The postsession veto is one of the few strong powers afforded the Texas governor. Perry has liberally exercised his veto power, using it to kill dozens of bills and eliminate $2 billion from state budgets since 2001.

He vetoed 83 bills in 2001 and in 2005 eliminated the entire education budget in an effort to force lawmakers to change the school finance system.

The governor has 10 days to sign or veto bills that arrive on his desk during a legislative session. However, for the vast majority of bills passed in the final week of the session, the governor has 20 days to review the legislation.
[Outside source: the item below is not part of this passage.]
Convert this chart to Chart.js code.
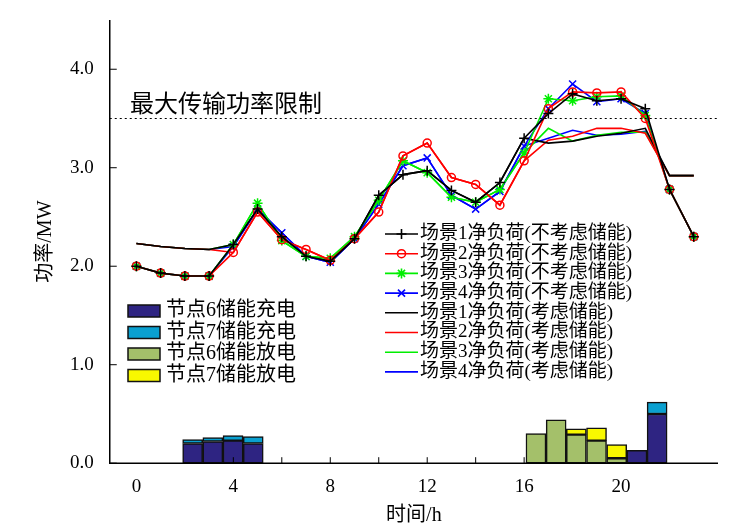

At that point, lawmakers have no recourse and must wait until the next biennial session to try again to pass the bills.

It takes a vote of two-thirds of the House and Senate to override a veto. That has not happened since 1979.

Paul Burka wrote last month when this passed out of committee that it was a bad idea:

My argument against the expansion of the governor’s power is that the current constitutional balance of executive and legislative power seems just about right. What is the necessity for changing it? One answer might be that Perry would veto any attempt to rein in his use of executive orders, and the Legislature could do nothing about it.

But of course the Legislature can do something about it. It can speed up its glacial pace. All lawmakers have to do is get bills to the governor more than ten days before sine die. If he doesn’t act within that period, the bills automatically become law. If he does act, the Legislature has a chance to override a veto. Is it really necessary for the Senate to go home for the weekend on Wednesdays, or is it Tuesdays? It’s not really necessary to take up the first hour to an hour and a half of every session passing resolutions honoring the new president of the Kiwanis Club in Gun Barrel City. Speakers could name committees earlier, so that they might actually begin work before mid-February.

It comes down to this: The governorship is supposed to be a weak office. One of the governor’s few powers is the power to veto bills. Elkins’ proposal would make the office even weaker: The override sessions would be feeding frenzies by aggrieved members cutting deals with other aggrieved members to override vetoes. There are a lot of things that are broke in state government, but this isn’t one of them. Don’t fix it.

I have my doubts about the “feeding frenzy” scenario that Burka presents. It’s not that easy to get a 2/3 majority in both chambers, but for items that do get it, there should be the chance to override. Even in that situation, I could see some members refusing to vote for an override on principle. I think overrides would remain exceptional, though maybe we’d actually get to see one or two.

Sure, the Lege could and maybe should work faster, but that’s far from a panacea. Too much legislation (cf HB3588, a/k/a the Trans Texas Corridor bill) gets passed without sufficient examination already. I’m leery of forcing them to pick up the pace.

Still, this is one of the few real powers the Governor is supposed to have, and restricting that as a response to the current occupant’s obsession with grabbing power elsewhere strikes me as inappropriate. I’ll have to think about this one if it does make it to the ballot in November.

Related Posts:

  • No Related Posts

One Comment

  1. Michael Hurta says:

    I’m currently leaning against this idea. Our governor is weak enough already. This is probably his most important power, and we shouldn’t take it away.

    True, our governor is mishandling his power right now. But what about good governors in the future? That could be a different story. And in the case of the governor’s current power grabs, there are always other ways around it besides legislation. Like law suits.